--- start of Material for this exercise ---

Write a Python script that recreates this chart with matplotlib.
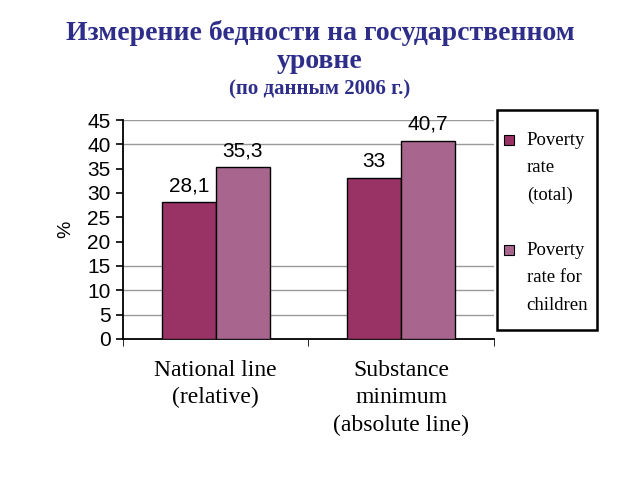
import numpy as np
from matplotlib import pyplot as plt
from matplotlib.patches import Rectangle

categories = ["National line\n(relative)", "Substance\nminimum\n(absolute line)"]
series_names = ["Poverty\nrate\n(total)", "Poverty\nrate for\nchildren"]
total = [28.1, 33.0]
children = [35.3, 40.7]
value_labels = [["28,1", "33"], ["35,3", "40,7"]]
y_ticks = [0, 5, 10, 15, 20, 25, 30, 35, 40, 45]
grid_levels = [5, 10, 15, 40, 45]

colors = ["#993366", "#A8668F"]
title_color = "#2E2E8A"

fig = plt.figure(figsize=(6.4, 4.8), dpi=100)
ax = fig.add_axes([0.192, 0.294, 0.580, 0.456])

x = np.arange(len(categories))
width = 0.29

for i, values in enumerate([total, children]):
    pos = x + (i - 0.5) * width
    ax.bar(pos, values, width, color=colors[i], edgecolor="black", linewidth=1.0, zorder=3)
    for px, v, lab in zip(pos, values, value_labels[i]):
        ax.annotate(lab, (px, v), xytext=(0, 5), textcoords="offset points",
                    ha="center", va="bottom", fontsize=15, family="Liberation Sans", zorder=4)

# gridlines, only the ones that show in the original
for g in grid_levels:
    ax.axhline(g, color="#999999", linewidth=1.0, zorder=1)

ax.set_xlim(-0.5, 1.5)
ax.set_ylim(0, 45)
ax.set_yticks(y_ticks)
ax.set_yticklabels([str(t) for t in y_ticks], fontsize=15, family="Liberation Sans")
ax.set_xticks(x)
ax.set_xticklabels(categories, fontsize=17, family="Liberation Serif", linespacing=1.4)
ax.set_xticks([-0.5, 0.5, 1.5], minor=True)
ax.tick_params(axis="x", which="major", length=0, pad=15)
ax.tick_params(axis="x", which="minor", length=5, direction="out")
ax.tick_params(axis="y", length=5, direction="out", width=1.2, pad=4)
ax.set_ylabel("%", fontsize=14, family="Liberation Sans", labelpad=9)

for side in ["top", "right"]:
    ax.spines[side].set_visible(False)
ax.spines["left"].set_linewidth(1.3)
ax.spines["bottom"].set_linewidth(1.3)

# Title
fig.text(0.5, 0.931, "Измерение бедности на государственном", ha="center", va="center",
         fontsize=20, fontweight="bold", family="Liberation Serif", color=title_color)
fig.text(0.5, 0.871, "уровне", ha="center", va="center",
         fontsize=20, fontweight="bold", family="Liberation Serif", color=title_color)
fig.text(0.5, 0.813, "(по данным 2006 г.)", ha="center", va="center",
         fontsize=15, fontweight="bold", family="Liberation Serif", color=title_color)

# Legend box
fig.patches.append(Rectangle((0.777, 0.3125), 0.156, 0.458, transform=fig.transFigure,
                             fill=False, edgecolor="black", linewidth=1.8))
legend_y = [0.708, 0.479]
for i, name in enumerate(series_names):
    fig.patches.append(Rectangle((0.7875, legend_y[i] - 0.011), 0.0155, 0.021, transform=fig.transFigure,
                                 facecolor=colors[i], edgecolor="black", linewidth=0.8))
    fig.text(0.823, legend_y[i] + 0.017, name, ha="left", va="top", fontsize=13.5,
             family="Liberation Serif", linespacing=1.8)

plt.savefig("out.png", dpi=100)
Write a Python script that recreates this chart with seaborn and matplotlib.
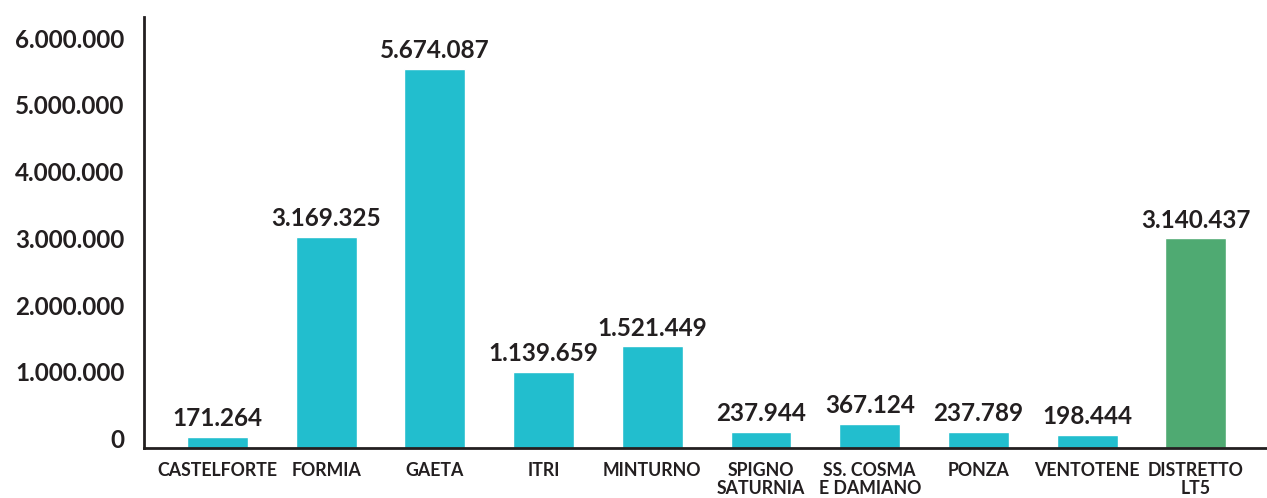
import matplotlib
matplotlib.use("Agg")
import matplotlib.pyplot as plt
import seaborn as sns
import pandas as pd

categories = ["CASTELFORTE", "FORMIA", "GAETA", "ITRI", "MINTURNO",
              "SPIGNO\nSATURNIA", "SS. COSMA\nE DAMIANO", "PONZA", "VENTOTENE",
              "DISTRETTO\nLT5"]
values = [171264, 3169325, 5674087, 1139659, 1521449,
          237944, 367124, 237789, 198444, 3140437]
value_labels = ["171.264", "3.169.325", "5.674.087", "1.139.659", "1.521.449",
                "237.944", "367.124", "237.789", "198.444", "3.140.437"]
ytick_values = [0, 1000000, 2000000, 3000000, 4000000, 5000000, 6000000]
ytick_labels = ["0", "1.000.000", "2.000.000", "3.000.000", "4.000.000",
                "5.000.000", "6.000.000"]

cyan = "#22BECE"
green = "#4FAA72"
colors = [cyan] * 9 + [green]
text_color = "#231F20"

sns.set_theme(style="white")
plt.rcParams["font.family"] = ["Lato", "DejaVu Sans"]

df = pd.DataFrame({"cat": categories, "val": values})

fig = plt.figure(figsize=(12.67, 4.98), dpi=100)
ax = fig.add_axes([144 / 1267, 50 / 498, (1267 - 144) / 1267, (448 - 17) / 498])

sns.barplot(data=df, x="cat", y="val", hue="cat", palette=colors,
            legend=False, width=0.56, saturation=1, ax=ax)

ax.set_xlim(-0.676, 9.655)
ax.set_ylim(0, 6460000)

for i, (v, lab) in enumerate(zip(values, value_labels)):
    ax.annotate(lab, (i, v), xytext=(0, 5), textcoords="offset points",
                ha="center", va="bottom", fontsize=17.5, fontweight="bold",
                color=text_color)

ax.set_yticks(ytick_values)
ax.set_yticklabels(ytick_labels, fontsize=17.5, fontweight="bold", color=text_color)
for t in ax.get_yticklabels():
    t.set_va("baseline")
ax.tick_params(axis="y", length=0, pad=14)
ax.tick_params(axis="x", length=0, pad=10, labelsize=12.8, labelcolor=text_color)
for t in ax.get_xticklabels():
    t.set_fontweight("bold")
    t.set_linespacing(1.1)

ax.set_xlabel("")
ax.set_ylabel("")
for s in ["top", "right"]:
    ax.spines[s].set_visible(False)
for s in ["left", "bottom"]:
    ax.spines[s].set_color(text_color)
    ax.spines[s].set_linewidth(2)

fig.savefig("out.png", dpi=100)
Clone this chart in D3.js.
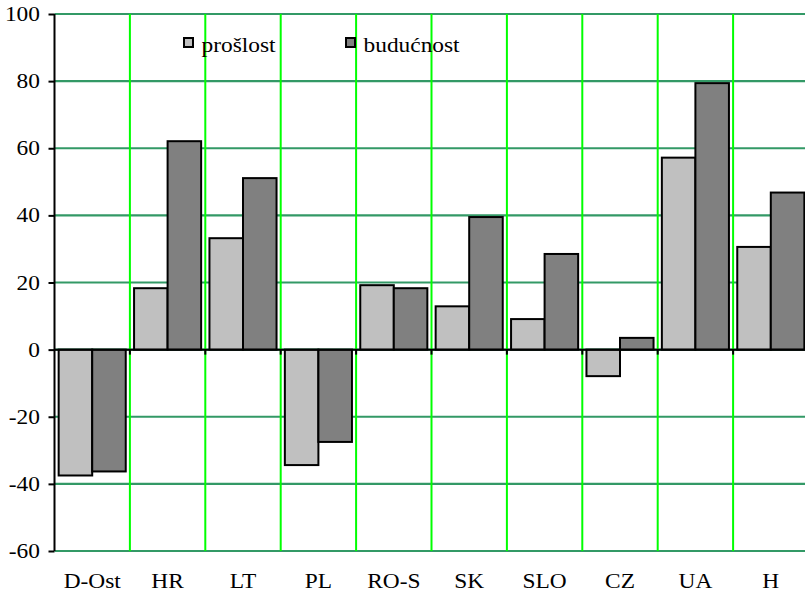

--- end of Material for this exercise ---

> _Short problem_
What lines above run from the one with "Write a Python script that recreates this chart with seaborn" to the one with "import pandas as pd"? Give them again exactly, ends included, and leave the pictures out.

> _Response to the exercise_
Write a Python script that recreates this chart with seaborn and matplotlib.
import matplotlib
matplotlib.use("Agg")
import matplotlib.pyplot as plt
import seaborn as sns
import pandas as pd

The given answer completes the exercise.